(This article first appeared in Tellychakkar.com)
Shobha, a simple, “round faced, light haired” young girl, has just checked into a hotel room, with the help of a stranger she met at an airport. She thanks him and waits for him to leave. Instead he looks around for a coffee maker. Politely, she asks him if he wants coffee. He nods and she promptly orders a coffee for him as room service. While she does so, she sits sideways on the bed and leans towards the phone. The camera follows her T-shirt pulled slightly to reveal her well-rounded, track pant clad hips. His eyes are glued to the sight. Unaware of her body movement’s impact of him, she starts massaging her neck. He asks her if he can help. She refuses and turns away as the coffee arrives. The camera is now just on the back of her neck. Suddenly his hand is in the frame. She turns around in surprise. (Please note, she is not shocked or freaked out).
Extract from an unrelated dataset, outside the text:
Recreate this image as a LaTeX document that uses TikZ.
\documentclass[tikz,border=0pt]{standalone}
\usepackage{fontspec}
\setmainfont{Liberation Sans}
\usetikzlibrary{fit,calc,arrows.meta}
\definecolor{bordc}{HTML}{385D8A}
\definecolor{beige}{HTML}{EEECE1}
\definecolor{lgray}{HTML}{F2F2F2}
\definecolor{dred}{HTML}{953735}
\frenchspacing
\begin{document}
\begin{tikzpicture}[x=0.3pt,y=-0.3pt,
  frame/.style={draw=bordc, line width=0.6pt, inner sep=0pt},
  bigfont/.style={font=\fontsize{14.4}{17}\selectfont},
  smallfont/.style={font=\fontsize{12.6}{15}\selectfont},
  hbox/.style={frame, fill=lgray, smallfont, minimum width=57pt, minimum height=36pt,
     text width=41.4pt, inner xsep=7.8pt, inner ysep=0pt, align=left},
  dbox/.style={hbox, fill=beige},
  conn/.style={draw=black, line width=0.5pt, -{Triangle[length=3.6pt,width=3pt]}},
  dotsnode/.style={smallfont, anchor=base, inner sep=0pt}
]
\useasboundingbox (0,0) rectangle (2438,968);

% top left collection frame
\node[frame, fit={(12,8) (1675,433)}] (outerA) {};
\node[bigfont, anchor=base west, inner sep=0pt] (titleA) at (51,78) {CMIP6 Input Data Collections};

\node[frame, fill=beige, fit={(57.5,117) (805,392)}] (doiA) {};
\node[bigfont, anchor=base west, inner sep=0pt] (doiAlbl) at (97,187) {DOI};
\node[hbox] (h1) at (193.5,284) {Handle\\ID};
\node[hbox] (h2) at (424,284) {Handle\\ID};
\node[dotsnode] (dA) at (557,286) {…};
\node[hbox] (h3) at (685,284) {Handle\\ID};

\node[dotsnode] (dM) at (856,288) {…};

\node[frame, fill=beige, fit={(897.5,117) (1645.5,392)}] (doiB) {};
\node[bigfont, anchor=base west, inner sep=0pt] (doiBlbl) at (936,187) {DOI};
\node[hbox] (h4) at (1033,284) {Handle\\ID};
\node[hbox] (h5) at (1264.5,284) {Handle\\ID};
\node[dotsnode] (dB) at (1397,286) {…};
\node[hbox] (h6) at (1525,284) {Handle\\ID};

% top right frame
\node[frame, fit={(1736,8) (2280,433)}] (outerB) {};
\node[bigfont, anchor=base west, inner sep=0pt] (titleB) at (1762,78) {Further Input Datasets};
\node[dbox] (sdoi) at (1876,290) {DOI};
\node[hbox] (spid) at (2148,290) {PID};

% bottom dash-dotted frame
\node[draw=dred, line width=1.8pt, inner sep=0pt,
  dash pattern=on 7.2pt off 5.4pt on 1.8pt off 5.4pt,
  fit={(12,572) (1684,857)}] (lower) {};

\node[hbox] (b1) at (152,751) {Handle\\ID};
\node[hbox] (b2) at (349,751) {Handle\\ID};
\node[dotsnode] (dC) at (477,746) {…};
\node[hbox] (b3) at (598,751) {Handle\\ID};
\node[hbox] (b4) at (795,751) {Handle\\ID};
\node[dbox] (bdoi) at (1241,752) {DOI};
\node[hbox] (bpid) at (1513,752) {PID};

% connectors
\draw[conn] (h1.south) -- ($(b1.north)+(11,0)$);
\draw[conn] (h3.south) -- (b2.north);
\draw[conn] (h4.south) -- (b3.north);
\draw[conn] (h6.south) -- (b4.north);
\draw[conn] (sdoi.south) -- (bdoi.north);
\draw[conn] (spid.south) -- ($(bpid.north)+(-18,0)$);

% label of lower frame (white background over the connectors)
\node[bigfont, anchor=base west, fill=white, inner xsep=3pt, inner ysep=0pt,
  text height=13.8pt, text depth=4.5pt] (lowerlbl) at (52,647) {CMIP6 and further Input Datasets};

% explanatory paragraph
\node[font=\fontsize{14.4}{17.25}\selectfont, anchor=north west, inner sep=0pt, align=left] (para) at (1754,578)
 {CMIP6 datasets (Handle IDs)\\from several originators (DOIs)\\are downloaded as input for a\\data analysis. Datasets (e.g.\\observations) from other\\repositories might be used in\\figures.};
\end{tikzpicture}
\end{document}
That is the way this average looking guy in a simple shirt, spectacles and a forced goatee, looks at every single woman.
By now you would have thought Shobha would be shocked, freaked out or perhaps as interested in him. But no, she is simply being polite with a strange half smile on her lips.
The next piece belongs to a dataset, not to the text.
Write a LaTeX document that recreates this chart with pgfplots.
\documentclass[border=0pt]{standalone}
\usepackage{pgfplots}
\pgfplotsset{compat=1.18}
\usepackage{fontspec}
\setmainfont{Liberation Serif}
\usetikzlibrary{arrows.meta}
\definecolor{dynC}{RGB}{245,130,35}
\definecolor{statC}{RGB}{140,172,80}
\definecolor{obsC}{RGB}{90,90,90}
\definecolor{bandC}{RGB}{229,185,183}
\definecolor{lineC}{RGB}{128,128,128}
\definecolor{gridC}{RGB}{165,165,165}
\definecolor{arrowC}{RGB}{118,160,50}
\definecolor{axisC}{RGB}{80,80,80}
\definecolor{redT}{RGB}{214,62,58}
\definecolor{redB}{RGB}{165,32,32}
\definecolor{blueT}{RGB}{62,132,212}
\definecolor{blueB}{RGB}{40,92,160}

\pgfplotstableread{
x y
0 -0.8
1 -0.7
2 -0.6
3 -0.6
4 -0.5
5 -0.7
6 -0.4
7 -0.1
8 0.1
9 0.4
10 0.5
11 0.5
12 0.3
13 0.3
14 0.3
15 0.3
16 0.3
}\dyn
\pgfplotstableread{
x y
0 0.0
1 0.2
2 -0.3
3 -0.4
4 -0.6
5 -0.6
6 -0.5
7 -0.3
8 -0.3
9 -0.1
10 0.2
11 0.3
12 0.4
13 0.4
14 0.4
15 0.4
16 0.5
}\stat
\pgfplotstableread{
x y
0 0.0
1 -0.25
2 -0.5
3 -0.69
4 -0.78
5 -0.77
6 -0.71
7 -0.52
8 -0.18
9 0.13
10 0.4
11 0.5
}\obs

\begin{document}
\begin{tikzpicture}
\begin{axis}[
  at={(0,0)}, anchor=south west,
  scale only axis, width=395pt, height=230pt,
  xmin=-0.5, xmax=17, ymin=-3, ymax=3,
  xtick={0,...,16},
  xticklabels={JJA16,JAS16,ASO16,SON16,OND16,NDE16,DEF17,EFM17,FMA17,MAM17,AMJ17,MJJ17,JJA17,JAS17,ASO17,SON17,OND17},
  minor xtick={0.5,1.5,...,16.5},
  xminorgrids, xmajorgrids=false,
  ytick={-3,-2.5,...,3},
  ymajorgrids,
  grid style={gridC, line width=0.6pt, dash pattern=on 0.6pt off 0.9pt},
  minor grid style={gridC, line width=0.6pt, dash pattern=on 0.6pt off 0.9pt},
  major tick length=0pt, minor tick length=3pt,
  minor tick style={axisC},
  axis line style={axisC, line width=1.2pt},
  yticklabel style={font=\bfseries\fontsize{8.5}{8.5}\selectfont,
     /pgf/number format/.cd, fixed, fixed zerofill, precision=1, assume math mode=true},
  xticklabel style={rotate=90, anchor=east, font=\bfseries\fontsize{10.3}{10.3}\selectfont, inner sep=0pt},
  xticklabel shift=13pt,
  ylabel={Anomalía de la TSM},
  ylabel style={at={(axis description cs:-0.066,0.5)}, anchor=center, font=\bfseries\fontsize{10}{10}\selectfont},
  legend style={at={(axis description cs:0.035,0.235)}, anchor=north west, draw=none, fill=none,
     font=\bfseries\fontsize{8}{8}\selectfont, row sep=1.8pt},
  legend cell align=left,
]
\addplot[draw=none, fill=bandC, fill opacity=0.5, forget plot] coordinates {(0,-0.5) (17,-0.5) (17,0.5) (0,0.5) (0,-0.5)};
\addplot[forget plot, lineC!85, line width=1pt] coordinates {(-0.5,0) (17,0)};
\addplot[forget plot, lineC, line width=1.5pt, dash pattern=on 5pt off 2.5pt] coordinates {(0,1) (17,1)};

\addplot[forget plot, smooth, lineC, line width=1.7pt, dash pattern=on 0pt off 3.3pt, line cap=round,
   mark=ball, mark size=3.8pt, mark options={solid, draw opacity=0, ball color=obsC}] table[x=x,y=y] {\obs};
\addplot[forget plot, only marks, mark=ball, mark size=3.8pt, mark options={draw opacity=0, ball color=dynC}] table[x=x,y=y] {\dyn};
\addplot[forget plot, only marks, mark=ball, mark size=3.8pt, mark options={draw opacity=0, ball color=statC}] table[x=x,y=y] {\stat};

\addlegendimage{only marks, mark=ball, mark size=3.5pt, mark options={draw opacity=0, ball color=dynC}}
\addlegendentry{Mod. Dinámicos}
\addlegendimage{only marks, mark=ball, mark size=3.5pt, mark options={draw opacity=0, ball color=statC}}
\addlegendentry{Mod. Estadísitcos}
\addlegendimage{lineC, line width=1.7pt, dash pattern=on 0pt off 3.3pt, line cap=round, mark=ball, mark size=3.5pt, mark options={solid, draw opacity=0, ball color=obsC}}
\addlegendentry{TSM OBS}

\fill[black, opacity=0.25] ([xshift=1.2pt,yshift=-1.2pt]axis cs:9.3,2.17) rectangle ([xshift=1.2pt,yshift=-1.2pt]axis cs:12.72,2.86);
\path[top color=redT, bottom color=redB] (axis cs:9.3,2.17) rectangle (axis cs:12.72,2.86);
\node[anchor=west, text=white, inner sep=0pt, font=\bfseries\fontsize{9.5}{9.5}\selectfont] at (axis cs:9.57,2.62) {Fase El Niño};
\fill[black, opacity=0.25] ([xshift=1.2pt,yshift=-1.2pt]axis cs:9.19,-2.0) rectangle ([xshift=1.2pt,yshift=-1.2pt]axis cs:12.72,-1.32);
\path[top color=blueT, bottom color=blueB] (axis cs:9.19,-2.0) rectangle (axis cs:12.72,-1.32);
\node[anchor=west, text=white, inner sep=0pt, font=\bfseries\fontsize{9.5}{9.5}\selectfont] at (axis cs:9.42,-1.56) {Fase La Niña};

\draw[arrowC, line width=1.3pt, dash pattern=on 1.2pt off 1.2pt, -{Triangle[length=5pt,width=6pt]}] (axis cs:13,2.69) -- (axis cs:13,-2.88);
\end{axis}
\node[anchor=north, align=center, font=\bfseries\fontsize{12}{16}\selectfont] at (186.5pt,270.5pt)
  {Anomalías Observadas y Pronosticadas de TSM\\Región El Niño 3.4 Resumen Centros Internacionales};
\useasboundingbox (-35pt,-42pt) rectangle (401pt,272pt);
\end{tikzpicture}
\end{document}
This is where Hunterrr falters. The writer, director, Harshvardhan Kulkarni (writer of Hansee to Phansi) does a decent job of showing us the making and the trappings of an indecent, lusty man who refuses to wake up from his teenage wet dreams. But there is this utterly ridiculous belief underlying the entire script that any woman is happily game to be the object of lust.
According to Hunterrr, if a man is lusty, the woman is equally horny. There is a “cat call”(meeeow..main aaaoo) thrown in too for good measure.
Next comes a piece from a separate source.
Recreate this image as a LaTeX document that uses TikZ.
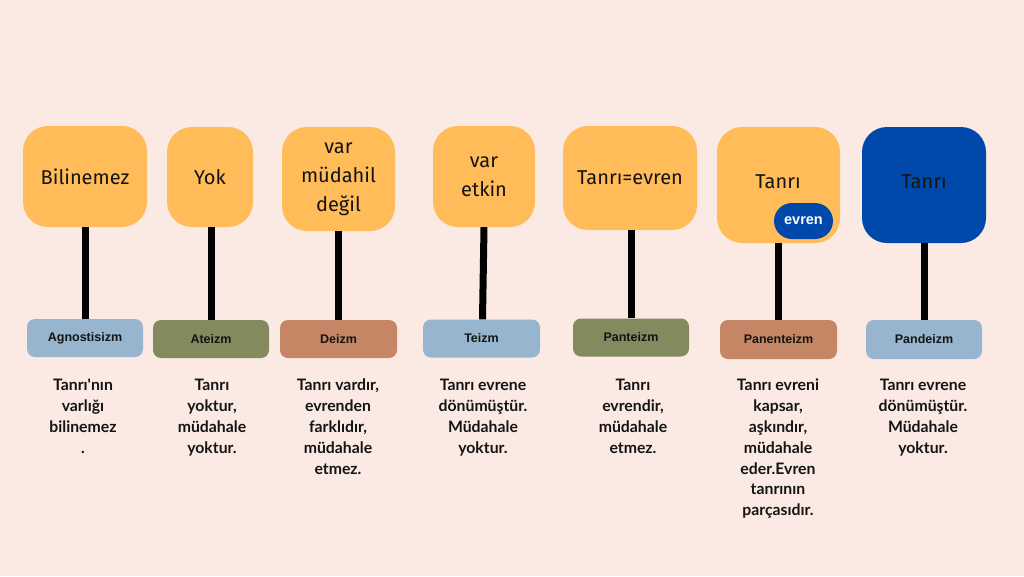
\documentclass[tikz,border=0pt]{standalone}
\usepackage{fontspec}
\setmainfont{Fira Sans}
\newfontfamily\descfont{Lato}
\newfontfamily\labfont{Liberation Sans}
\definecolor{bgc}{RGB}{250,234,227}
\definecolor{orng}{RGB}{255,188,89}
\definecolor{dblue}{RGB}{0,73,170}
\definecolor{lblue}{RGB}{151,181,206}
\definecolor{olive}{RGB}{131,138,94}
\definecolor{brwn}{RGB}{196,134,100}
\definecolor{txt}{RGB}{20,20,20}
\tikzset{
  topbox/.style={fill=orng, rounded corners=25pt, align=center, text=txt,
    font=\fontsize{20}{29}\selectfont, inner sep=0pt},
  labbox/.style={rounded corners=8pt, minimum width=116pt, minimum height=38pt,
    inner sep=0pt, text=txt, font=\labfont\bfseries\fontsize{12.5}{14}\selectfont},
  stem/.style={line width=7pt, black},
  desc/.style={anchor=north, align=center, inner sep=0pt, text=txt,
    font=\descfont\bfseries\fontsize{15.8}{20.8}\selectfont},
  pill/.style={fill=dblue, rounded corners=18pt, minimum width=59pt, minimum height=36pt,
    inner sep=0pt, text=white, font=\labfont\bfseries\fontsize{14.5}{16}\selectfont}
}
\begin{document}
\begin{tikzpicture}[x=1pt,y=-1pt]
\fill[bgc] (0,0) rectangle (1024,576);
\useasboundingbox (0,0) rectangle (1024,576);
% top boxes
\node[topbox, minimum width=124pt, minimum height=101pt] (b1) at (85,176.5) {Bilinemez};
\node[topbox, minimum width=86pt, minimum height=100pt] (b2) at (210,177) {Yok};
\node[topbox, minimum width=113pt, minimum height=104pt] (b3) at (338.5,179) {var\\müdahil\\değil};
\node[topbox, minimum width=102pt, minimum height=101pt] (b4) at (484,176.5) {var\\etkin};
\node[topbox, minimum width=134pt, minimum height=104pt] (b5) at (630,178) {Tanrı=evren};
\node[topbox, minimum width=123pt, minimum height=116pt] (b6) at (778.5,185) {};
\node[txt, font=\fontsize{20}{29}\selectfont] (t6) at (778,182) {Tanrı};
\node[pill] (ev) at (803.5,221) {evren};
\node[topbox, fill=dblue, minimum width=124pt, minimum height=116pt] (b7) at (924,185) {};
\node[txt, font=\fontsize{20}{29}\selectfont] (t7) at (924,182) {Tanrı};
% labels
\node[labbox, fill=lblue] (l1) at (85,338) {Agnostisizm};
\node[labbox, fill=olive] (l2) at (211,339) {Ateizm};
\node[labbox, fill=brwn, minimum width=117pt] (l3) at (338.5,339) {Deizm};
\node[labbox, fill=lblue, minimum width=117pt] (l4) at (481.5,338.5) {Teizm};
\node[labbox, fill=olive] (l5) at (631,337.5) {Panteizm};
\node[labbox, fill=brwn, minimum width=117pt, minimum height=39pt] (l6) at (778.5,339.5) {Panenteizm};
\node[labbox, fill=lblue, minimum height=39pt] (l7) at (924,339.5) {Pandeizm};
% stems
\draw[stem] (b1.south) -- (l1.north);
\draw[stem] ([xshift=1pt]b2.south) -- (l2.north);
\draw[stem] (b3.south) -- (l3.north);
\draw[stem] (b4.south) -- ([xshift=1pt]l4.north);
\draw[stem] ([xshift=1pt]b5.south) -- (l5.north);
\draw[stem] (b6.south) -- (l6.north);
\draw[stem] (b7.south) -- (l7.north);
% descriptions
\node[desc] (d1) at (83,379) {Tanrı'nın\\varlığı\\bilinemez\\.};
\node[desc] (d2) at (212,379) {Tanrı\\yoktur,\\müdahale\\yoktur.};
\node[desc] (d3) at (338,379) {Tanrı vardır,\\evrenden\\farklıdır,\\müdahale\\etmez.};
\node[desc] (d4) at (483,379) {Tanrı evrene\\dönümüştür.\\Müdahale\\yoktur.};
\node[desc] (d5) at (633,379) {Tanrı\\evrendir,\\müdahale\\etmez.};
\node[desc] (d6) at (778,379) {Tanrı evreni\\kapsar,\\aşkındır,\\müdahale\\eder.Evren\\tanrının\\parçasıdır.};
\node[desc] (d7) at (923,379) {Tanrı evrene\\dönümüştür.\\Müdahale\\yoktur.};
\end{tikzpicture}
\end{document}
The “hero”’s (Gulshan Devaiah) name is Mandar. He boastfully claims to be a “vaasu”. Because he can smell what a woman needs; which is pretty much himself. He is so driven by his own…errr… sexual drive that he even tells his fiancé, “Main ch@#u hoon”.
Enough to put any woman off. Or not.
Mandar has a hit list under his perpetually open belt. The scores (“100 not out”) include Babita, Priya, Sushma, Alka, Sheela, Lovely aunty, Savita Bhabhi, Parul and Jyotsna.
The last two figure prominently in his past: his college life in the 90s. Parul (Veera Saxena) is young, buxom, curly haired student, who he jumps onto, literally. Having eyed each other a few times, he spots her one fine day in an auto rickshaw and simply jumps into the moving vehicle. Instead of being alarmed at his impudence, she welcomes it with shocking alacrity. Very soon, she is in his bedroom, allowing him to look for a mole on her chest and navel.
Mandar’s inspiration came early in his growing days when he met Kshitij. Peeing publicly and masturbating under his sheet were Kshitij’s favourite activities. “Thande thande paani mein garam garam su su” was Kshitij’s idea of fun. Mandar moves on from being disciple to being the sex guru and an expert in “vaasugiri”. His time spent watching C grade films like Hawas ki Rani, gives him the confidence to grow into a full-blown stud.
The screenplay moves endlessly from his present day time with Trupti (Radhika Aapte)-his parents’ arranged match for his marriage, to his past flings that includes a sexy, married woman, Jyotsna (Sai Tamhankar).
With Jyotsna’s entry, the camera and the lusty male gaze take centre stage again. The lens move from a balcony top angle a sari clad Jyotsna, whose fleshy waist and open back in deep neck blouse are Mandar’s feasty obsessions. Full marks to both the actors and the director to enact a heavily bold and a most convincing love making scene on a kitchen platform. The chemistry between the two sizzles and drips with lusty sweat.
However, despite the absolute randy treatment which the subject requires, it is the music and the lyrics which lift the film above a “Hawas ki Rani’ grade and style. Every situation is addressed with perfect words …. “Don’t reject me, I’m a learner” sung by Bappi Lahiri, including a particularly emotional one….. “doodh ki moochon wala”.
At another level, there are efforts to make the film a different audiovisual experience. At one point the sound of crows is elevated to a degree and momentarily gives the film a more serious feel. However, that doesn’t last much and is entirely unnecessary to the theme and the tone.
As the story takes a more conventional love angle, it tries to cling to its original form by introducing Shobha at the airport and completely loses the plot.
Gulshan Devaiah slips into his rather difficult part of sick, sex crazed guy cured by love, with surprising ease. Amongst the actresses, Veera and Sai stand out with their comfort on screen. Radhika Aapte, who was excellent in Badlapur, is good but not in her best element.
Hunterrr could have been great as a man’s ultimate wet dream and even naughty, but borders on creepy and disgusting. Anything but a turn on.